Membedah di Balik Putusan MK Soal Batas Usia Capres-Cawapres
Terbaru

Membedah di Balik Putusan MK Soal Batas Usia Capres-Cawapres

Ada tiga catatan yang perlu dikritisi. Seperti aspek materil, prosedur, serta inkonsistensi putusan MK dengan lainnya dalam objek yang sama.

Mochamad Januar Rizki
Bacaan 3 Menit
Peneliti PSHK Viola Reininda (kiri bawah) dan Editor News Hukumonline Agus Sahbani dalam diskusi IG Live Hukumonline, Selasa (17/10/2023). Foto: Tangkapan layar Instagram
Peneliti PSHK Viola Reininda (kiri bawah) dan Editor News Hukumonline Agus Sahbani dalam diskusi IG Live Hukumonline, Selasa (17/10/2023). Foto: Tangkapan layar Instagram

Putusan Mahkamah Konstitusi (MK) soal batas usia calon presiden dan calon wakil presiden (capres dan cawapres) yang diajukan mahasiswa Universitas Surakarta Almas Tsaqibbirru dalam Perkara Nomor 90/PUU-XXI/2023 terus menuai pro dan kontra. Dalam putusan tersebut, MK mengabulkan sebagian permohonan yang menguji Pasal 169 huruf q UU No. 7 Tahun 2017 tentang Pemilihan Umum (UU Pemilu) yang membuka peluang bagi capres-cawapres berusia minimal 40 tahun atau pernah/sedang menjabat jabatan yang dipilih melalui pemilu termasuk pilkada maju dalam Pemilu 2024.

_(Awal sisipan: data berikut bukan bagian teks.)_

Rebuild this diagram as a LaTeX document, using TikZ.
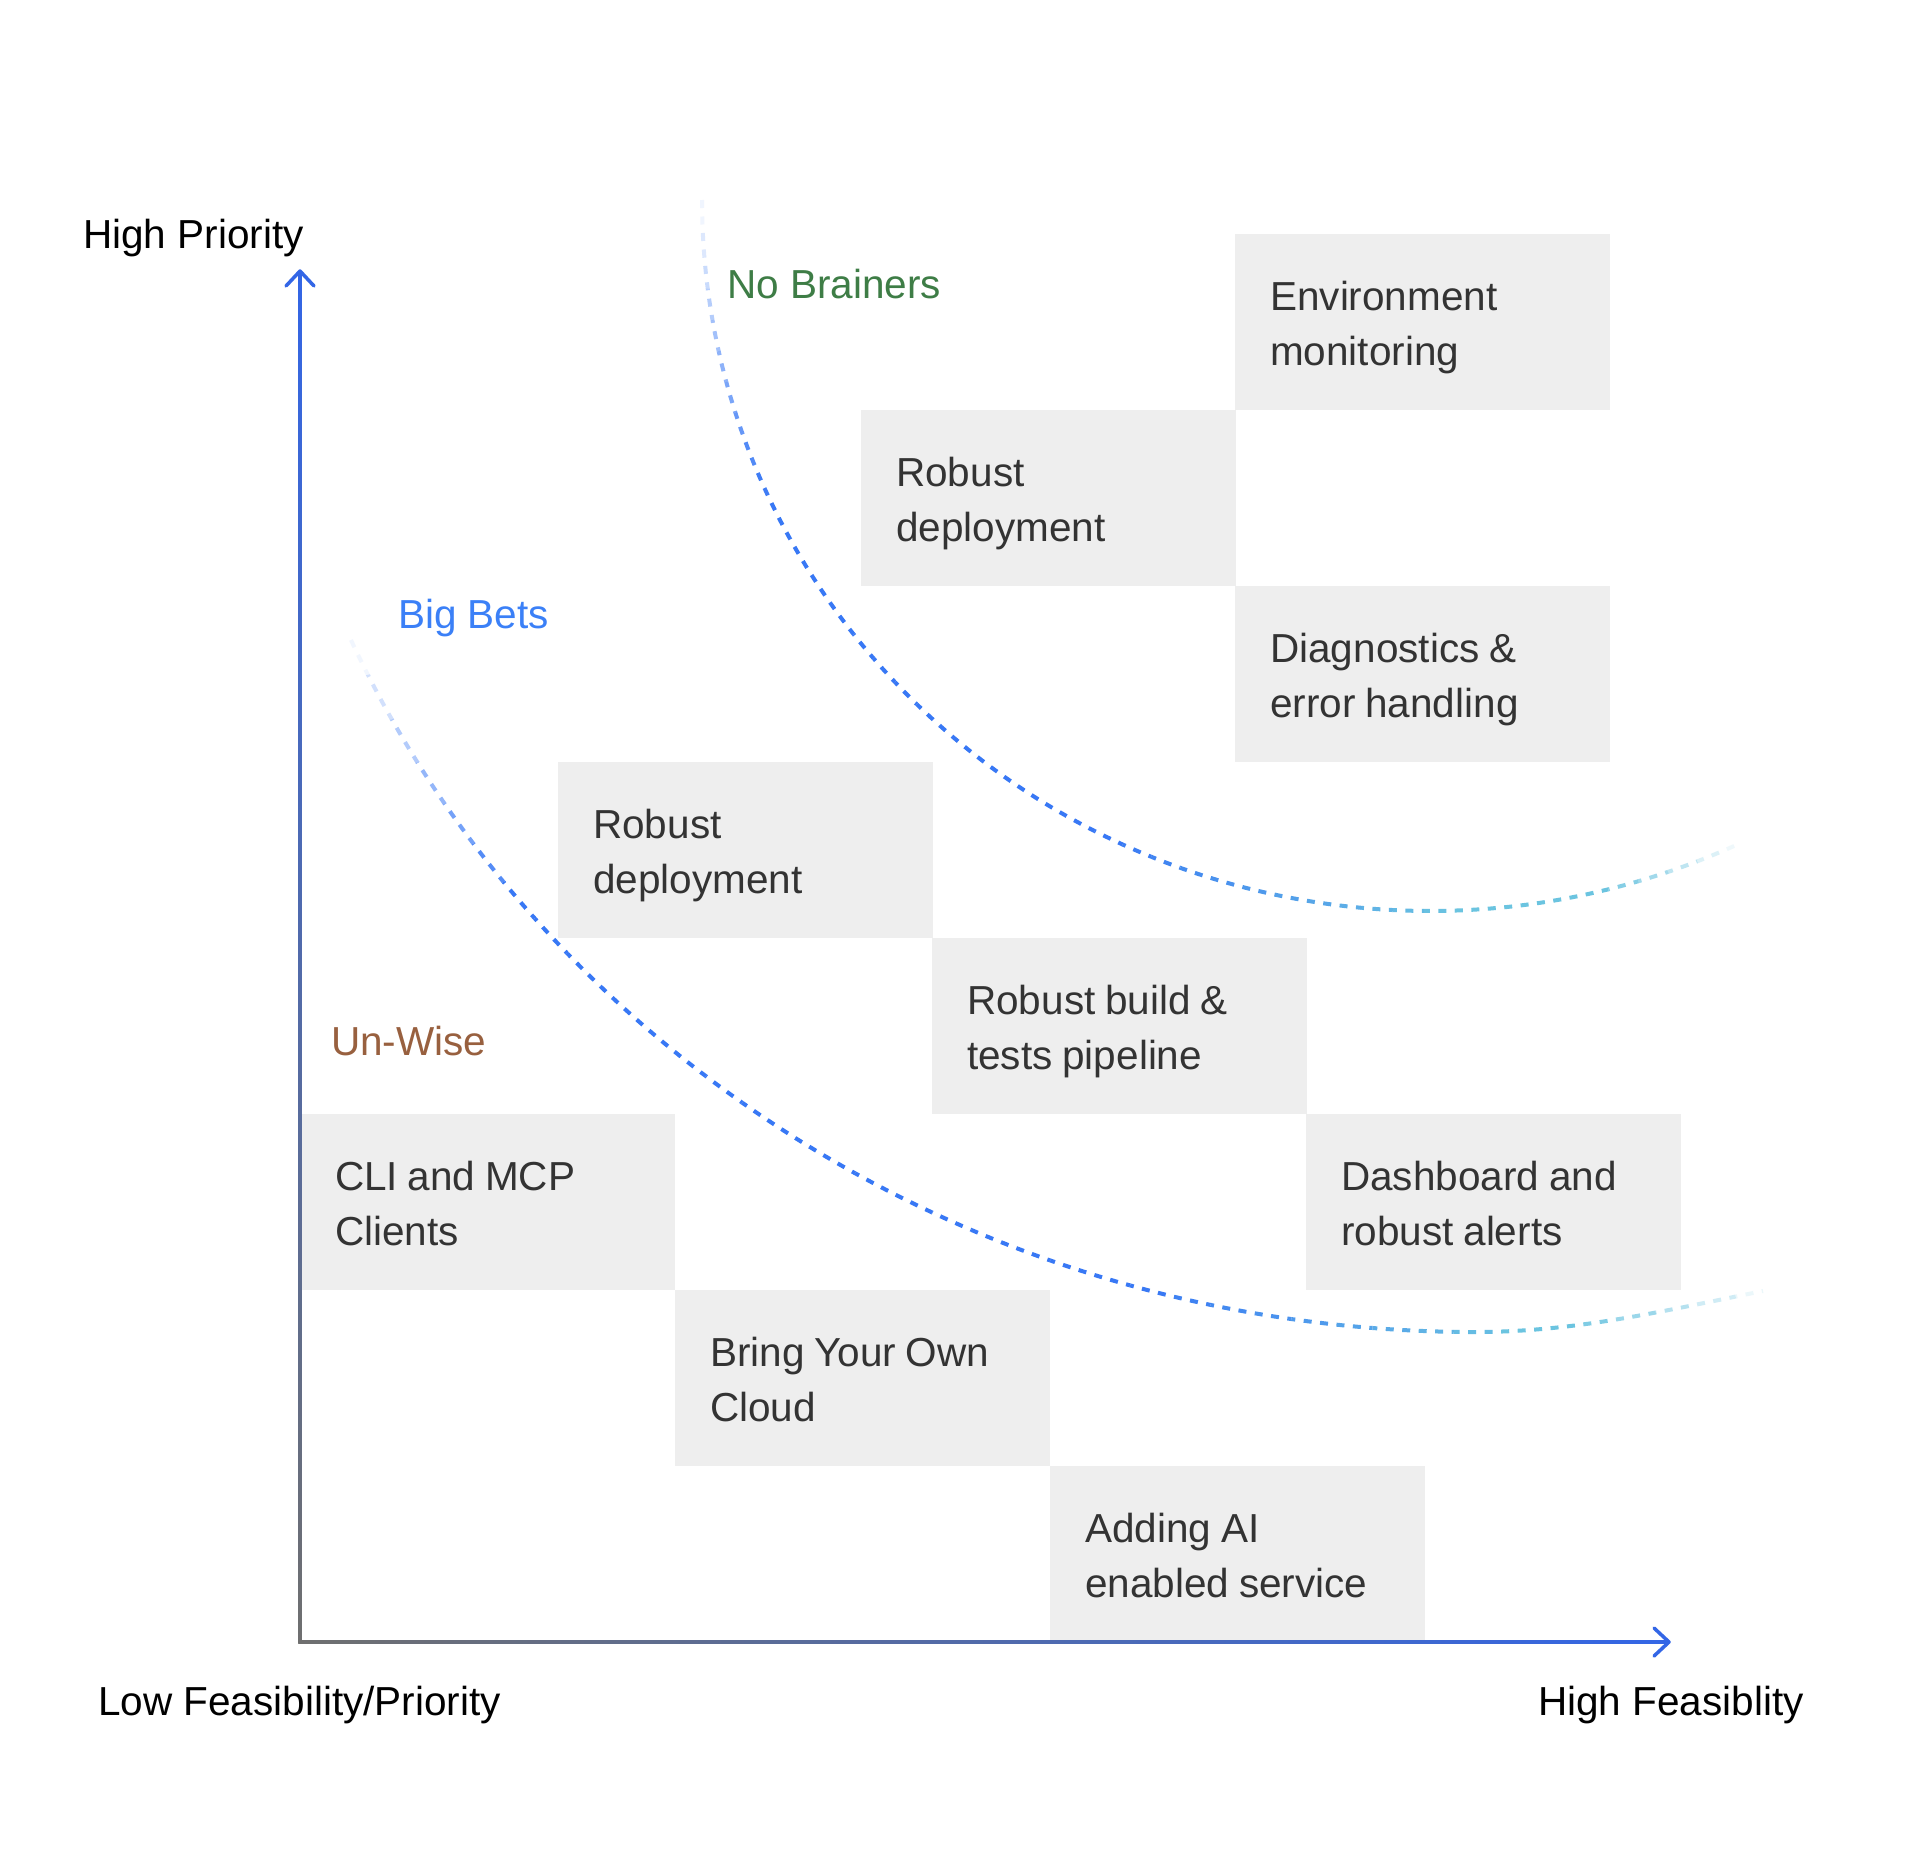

Peneliti Pusat Studi Hukum dan Kebijakan (PSHK) Viola Reininda menilai perlunya membedah putusan MK 90/PUU-XXI/2023 dengan mengkaji lebih dalam serta tidak hanya dilihat secara normatif. Viola memiliki beberapa catatan atas putusan MK yang memiliki tanda tanya besar.

“Kami melihat MK makin kesasar, keluar dari esensinya yang harusnya menjalankan check and balances pada kekuasaan lain (eksekutif dan legislatif, red),” ujar Violla dalam diskusi IG Live Hukumonline, Selasa (17/10/2023).

Berdasarkan catatan Viola, ada beberapa yang perlu dikritisi. Pertama, dari aspek materiil, MK justru menuruti keinginan DPR dan pemerintah. Sebab, dalam putusan 90/PUU-XXI/2023, MK telah melepaskan predikat kekuasaan kehakiman yang menjalankan fungsi checks and balances. Alhasil, MK terkesan menjadi alat politik DPR dan Presiden untuk melakukan perubahan UU secara instan dan tidak melibatkan partisipasi publik.

Baca Juga:

Kedua, MK bersikap inkonsisten. Pasalnya, para hakim konstitusi yang mengabulkan permohonan pemohon secara drastis berubah pandangan. Para hakim tersebut sebelumnya menolak tegas permohonan pemohon dalam putusan perkara Nomor 29/PUU-XXI/2023, 51/PUU-XXI/2023, dan 55/PUU-XXI/2023 dengan alasan pengujian bukan merupakan persoalan konstitusional, melainkan open legal policy.

Namun, dalam Putusan MK No.90/PUU-XXI/2023, yang secara substansi mempersoalkan pasal yang sama, malah mengabulkan sebagian permohonan pemohon dan memberikan tambahan norma baru pada syarat calon presiden dan calon wakil presiden (capres-cawapres). “MK telah melakukan praktik cherry-picking jurisprudence untuk menafsirkan open legal policy, yang berbahaya bagi kelembagaan dan legitimasi putusan MK,” bebernya.